→ **PROBLEM TO WORK ON**
Transcribe the whole listing below without changing a word, but leave out every image.

begin DATASET EXCERPT

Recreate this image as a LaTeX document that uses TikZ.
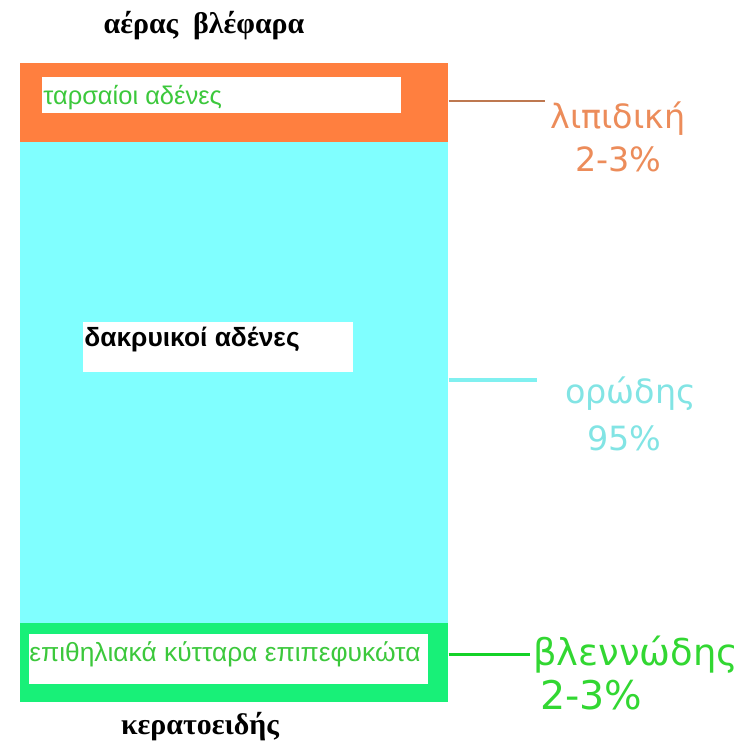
\documentclass[tikz,border=0pt]{standalone}
\usepackage{fontspec}
\setmainfont{Liberation Sans}
\newfontfamily\labelfont{DejaVu Sans}
\newfontfamily\titlefont{Liberation Serif}
\usetikzlibrary{positioning}
\definecolor{lipidfill}{RGB}{255,127,63}
\definecolor{aqueousfill}{RGB}{128,255,255}
\definecolor{mucinfill}{RGB}{24,240,120}
\definecolor{glandgreen}{RGB}{60,200,60}
\definecolor{lipidtext}{RGB}{236,140,90}
\definecolor{aqueoustext}{RGB}{130,228,228}
\definecolor{mucintext}{RGB}{50,215,50}
\definecolor{lipidline}{RGB}{190,120,80}
\definecolor{aqueousline}{RGB}{128,240,240}
\definecolor{mucinline}{RGB}{20,210,40}

\begin{document}
\begin{tikzpicture}[
        x=0.02cm, y=-0.02cm,
        layer/.style={rectangle, draw=none, minimum width=8.56cm, inner sep=0pt, anchor=north west},
        whitebox/.style={rectangle, fill=white, inner sep=0pt, anchor=north west},
        gland/.style={anchor=base west, inner sep=0pt, font=\fontsize{14.5}{17}\selectfont},
        layername/.style={anchor=base west, inner sep=0pt, font=\labelfont\fontsize{19}{22}\selectfont},
        side/.style={anchor=base, inner sep=0pt, font=\titlefont\bfseries\fontsize{17}{20}\selectfont},
        link/.style={line width=1.7pt}
    ]
        \useasboundingbox (0,0) rectangle (741,744);
        % tear film layers
        \node[layer, fill=lipidfill, minimum height=1.58cm] (lipid) at (20,63) {};
        \node[layer, fill=aqueousfill, minimum height=9.62cm] (aqueous) at (20,142) {};
        \node[layer, fill=mucinfill, minimum height=1.58cm] (mucin) at (20,623) {};
        
        \node[whitebox, minimum width=7.18cm, minimum height=0.72cm] (tarsalbox) at (42,77) {};
        \node[whitebox, minimum width=5.4cm, minimum height=1cm] (lacrimalbox) at (83,322) {};
        \node[whitebox, minimum width=7.98cm, minimum height=1cm] (epithbox) at (29,634) {};
        
        \node[gland, text=glandgreen] (tarsal) at (43,104) {ταρσαίοι αδένες};
        \node[gland, font=\bfseries\fontsize{15}{18}\selectfont] (lacrimal) at (84,346) {δακρυικοί αδένες};
        \node[gland, text=glandgreen, font=\fontsize{15}{18}\selectfont] (epith) at (29,661) {επιθηλιακά κύτταρα επιπεφυκώτα};
        
        \node[side] (air) at (204,33) {αέρας\ \ βλέφαρα};
        \node[side] (cornea) at (200,734) {κερατοειδής};
        
        % layer names
        \node[layername, text=lipidtext] (lipidname) at (550,128) {λιπιδική};
        \node[layername, text=lipidtext] (lipidpct) at (575,171) {2-3\%};
        \node[layername, text=aqueoustext] (aqname) at (565,403) {ορώδης};
        \node[layername, text=aqueoustext] (aqpct) at (587,450) {95\%};
        \node[layername, text=mucintext, font=\labelfont\fontsize{21}{24}\selectfont] (mucname) at (533,665) {βλεννώδης};
        \node[layername, text=mucintext, font=\labelfont\fontsize{22.5}{26}\selectfont] (mucpct) at (540,709) {2-3\%};
        
        \coordinate (lipidend) at (545,101);
        \coordinate (aqend) at (537,380);
        \coordinate (mucend) at (530,654);
        \draw[link, lipidline] (lipid.east |- lipidend) -- (lipidend);
        \draw[link, aqueousline, line width=2.2pt] (aqueous.east |- aqend) -- (aqend);
        \draw[link, mucinline] (mucin.east |- mucend) -- (mucend);
    \end{tikzpicture}
\end{document}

end DATASET EXCERPT

→ **RESPONSE**
Recreate this image as a LaTeX document that uses TikZ.
\documentclass[tikz,border=0pt]{standalone}
\usepackage{fontspec}
\setmainfont{Liberation Sans}
\newfontfamily\labelfont{DejaVu Sans}
\newfontfamily\titlefont{Liberation Serif}
\usetikzlibrary{positioning}
\definecolor{lipidfill}{RGB}{255,127,63}
\definecolor{aqueousfill}{RGB}{128,255,255}
\definecolor{mucinfill}{RGB}{24,240,120}
\definecolor{glandgreen}{RGB}{60,200,60}
\definecolor{lipidtext}{RGB}{236,140,90}
\definecolor{aqueoustext}{RGB}{130,228,228}
\definecolor{mucintext}{RGB}{50,215,50}
\definecolor{lipidline}{RGB}{190,120,80}
\definecolor{aqueousline}{RGB}{128,240,240}
\definecolor{mucinline}{RGB}{20,210,40}

\begin{document}
\begin{tikzpicture}[
        x=0.02cm, y=-0.02cm,
        layer/.style={rectangle, draw=none, minimum width=8.56cm, inner sep=0pt, anchor=north west},
        whitebox/.style={rectangle, fill=white, inner sep=0pt, anchor=north west},
        gland/.style={anchor=base west, inner sep=0pt, font=\fontsize{14.5}{17}\selectfont},
        layername/.style={anchor=base west, inner sep=0pt, font=\labelfont\fontsize{19}{22}\selectfont},
        side/.style={anchor=base, inner sep=0pt, font=\titlefont\bfseries\fontsize{17}{20}\selectfont},
        link/.style={line width=1.7pt}
    ]
        \useasboundingbox (0,0) rectangle (741,744);
        % tear film layers
        \node[layer, fill=lipidfill, minimum height=1.58cm] (lipid) at (20,63) {};
        \node[layer, fill=aqueousfill, minimum height=9.62cm] (aqueous) at (20,142) {};
        \node[layer, fill=mucinfill, minimum height=1.58cm] (mucin) at (20,623) {};
        
        \node[whitebox, minimum width=7.18cm, minimum height=0.72cm] (tarsalbox) at (42,77) {};
        \node[whitebox, minimum width=5.4cm, minimum height=1cm] (lacrimalbox) at (83,322) {};
        \node[whitebox, minimum width=7.98cm, minimum height=1cm] (epithbox) at (29,634) {};
        
        \node[gland, text=glandgreen] (tarsal) at (43,104) {ταρσαίοι αδένες};
        \node[gland, font=\bfseries\fontsize{15}{18}\selectfont] (lacrimal) at (84,346) {δακρυικοί αδένες};
        \node[gland, text=glandgreen, font=\fontsize{15}{18}\selectfont] (epith) at (29,661) {επιθηλιακά κύτταρα επιπεφυκώτα};
        
        \node[side] (air) at (204,33) {αέρας\ \ βλέφαρα};
        \node[side] (cornea) at (200,734) {κερατοειδής};
        
        % layer names
        \node[layername, text=lipidtext] (lipidname) at (550,128) {λιπιδική};
        \node[layername, text=lipidtext] (lipidpct) at (575,171) {2-3\%};
        \node[layername, text=aqueoustext] (aqname) at (565,403) {ορώδης};
        \node[layername, text=aqueoustext] (aqpct) at (587,450) {95\%};
        \node[layername, text=mucintext, font=\labelfont\fontsize{21}{24}\selectfont] (mucname) at (533,665) {βλεννώδης};
        \node[layername, text=mucintext, font=\labelfont\fontsize{22.5}{26}\selectfont] (mucpct) at (540,709) {2-3\%};
        
        \coordinate (lipidend) at (545,101);
        \coordinate (aqend) at (537,380);
        \coordinate (mucend) at (530,654);
        \draw[link, lipidline] (lipid.east |- lipidend) -- (lipidend);
        \draw[link, aqueousline, line width=2.2pt] (aqueous.east |- aqend) -- (aqend);
        \draw[link, mucinline] (mucin.east |- mucend) -- (mucend);
    \end{tikzpicture}
\end{document}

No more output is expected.